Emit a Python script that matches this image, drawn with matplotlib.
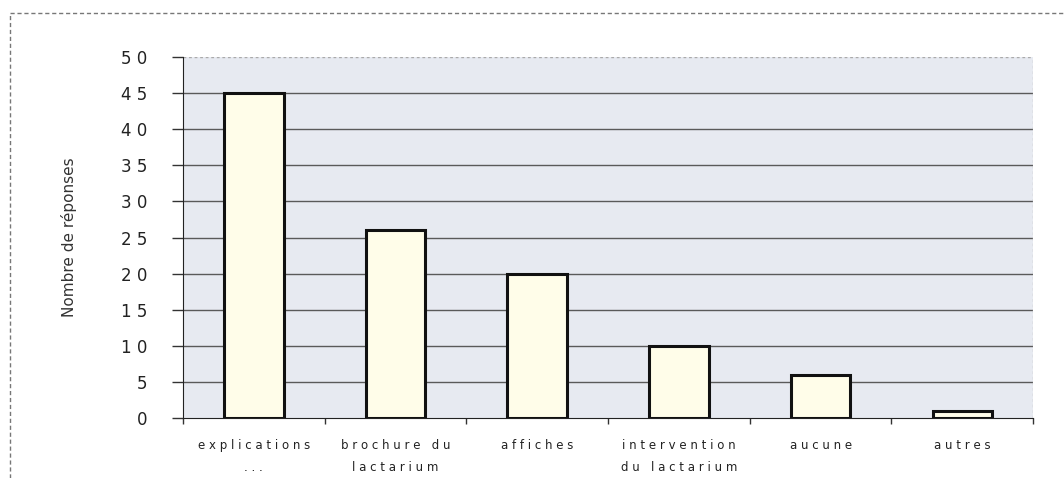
import matplotlib
matplotlib.use("Agg")
import matplotlib.pyplot as plt
from matplotlib.lines import Line2D

categories = ["explications\n...", "brochure du\nlactarium", "affiches",
              "intervention\ndu lactarium", "aucune", "autres"]
values = [45, 26, 20, 10, 6, 1]
yticks = [0, 5, 10, 15, 20, 25, 30, 35, 40, 45, 50]


def espacer(texto):
    # lettres espacées comme dans l'original
    return "\n".join(" ".join(ligne) for ligne in texto.split("\n"))


fig = plt.figure(figsize=(10.64, 4.78), dpi=100)
ax = fig.add_axes([0.172, 0.1255, 0.799, 0.7552])
ax.set_facecolor("#e7eaf1")

x = list(range(len(categories)))
ax.bar(x, values, width=0.42, color="#fffde9", edgecolor="#111111", linewidth=2.2, zorder=3)

ax.set_xlim(-0.5, len(categories) - 0.5)
ax.set_ylim(0, 50)
ax.set_yticks(yticks)
ax.set_yticklabels([" ".join(str(v)) if v >= 10 else str(v) for v in yticks],
                   fontsize=12, color="#222222")
ax.tick_params(axis="y", length=8, width=1, color="#333333", pad=18)

ax.set_xticks([i + 0.5 for i in range(-1, len(categories))], minor=False)
ax.set_xticklabels([])
ax.tick_params(axis="x", length=4, width=1, color="#333333", direction="out")
for i, cat in enumerate(categories):
    ax.text(i, -2.9, espacer(cat), ha="center", va="top", fontsize=8.5,
            color="#222222", linespacing=1.9, fontweight="medium")

for v in yticks[1:-1]:
    ax.axhline(v, color="#5a5a5a", linewidth=1, zorder=1)
ax.axhline(50, color="#aaaaaa", linewidth=1, linestyle=(0, (2, 2)), zorder=1)

for side in ["top", "right"]:
    ax.spines[side].set_visible(False)
ax.axvline(len(categories) - 0.5, color="#bbbbbb", linewidth=1, linestyle=(0, (2, 2)))
ax.spines["left"].set_color("#222222")
ax.spines["bottom"].set_color("#222222")

ax.set_ylabel("Nombre de réponses", fontsize=11, color="#333333", labelpad=31)

# cadre extérieur pointillé
fig.add_artist(Line2D([10 / 1064, 10 / 1064], [0, 1 - 13 / 478], transform=fig.transFigure,
                      color="#777777", linewidth=1, linestyle=(0, (3, 2))))
fig.add_artist(Line2D([10 / 1064, 1], [1 - 13 / 478, 1 - 13 / 478], transform=fig.transFigure,
                      color="#777777", linewidth=1, linestyle=(0, (3, 2))))

fig.savefig("out.png", dpi=100)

### [Aim]
Restate the data above exactly, stripping out each image.

### [The reply]
Emit a Python script that matches this image, drawn with matplotlib.
import matplotlib
matplotlib.use("Agg")
import matplotlib.pyplot as plt
from matplotlib.lines import Line2D

categories = ["explications\n...", "brochure du\nlactarium", "affiches",
              "intervention\ndu lactarium", "aucune", "autres"]
values = [45, 26, 20, 10, 6, 1]
yticks = [0, 5, 10, 15, 20, 25, 30, 35, 40, 45, 50]


def espacer(texto):
    # lettres espacées comme dans l'original
    return "\n".join(" ".join(ligne) for ligne in texto.split("\n"))


fig = plt.figure(figsize=(10.64, 4.78), dpi=100)
ax = fig.add_axes([0.172, 0.1255, 0.799, 0.7552])
ax.set_facecolor("#e7eaf1")

x = list(range(len(categories)))
ax.bar(x, values, width=0.42, color="#fffde9", edgecolor="#111111", linewidth=2.2, zorder=3)

ax.set_xlim(-0.5, len(categories) - 0.5)
ax.set_ylim(0, 50)
ax.set_yticks(yticks)
ax.set_yticklabels([" ".join(str(v)) if v >= 10 else str(v) for v in yticks],
                   fontsize=12, color="#222222")
ax.tick_params(axis="y", length=8, width=1, color="#333333", pad=18)

ax.set_xticks([i + 0.5 for i in range(-1, len(categories))], minor=False)
ax.set_xticklabels([])
ax.tick_params(axis="x", length=4, width=1, color="#333333", direction="out")
for i, cat in enumerate(categories):
    ax.text(i, -2.9, espacer(cat), ha="center", va="top", fontsize=8.5,
            color="#222222", linespacing=1.9, fontweight="medium")

for v in yticks[1:-1]:
    ax.axhline(v, color="#5a5a5a", linewidth=1, zorder=1)
ax.axhline(50, color="#aaaaaa", linewidth=1, linestyle=(0, (2, 2)), zorder=1)

for side in ["top", "right"]:
    ax.spines[side].set_visible(False)
ax.axvline(len(categories) - 0.5, color="#bbbbbb", linewidth=1, linestyle=(0, (2, 2)))
ax.spines["left"].set_color("#222222")
ax.spines["bottom"].set_color("#222222")

ax.set_ylabel("Nombre de réponses", fontsize=11, color="#333333", labelpad=31)

# cadre extérieur pointillé
fig.add_artist(Line2D([10 / 1064, 10 / 1064], [0, 1 - 13 / 478], transform=fig.transFigure,
                      color="#777777", linewidth=1, linestyle=(0, (3, 2))))
fig.add_artist(Line2D([10 / 1064, 1], [1 - 13 / 478, 1 - 13 / 478], transform=fig.transFigure,
                      color="#777777", linewidth=1, linestyle=(0, (3, 2))))

fig.savefig("out.png", dpi=100)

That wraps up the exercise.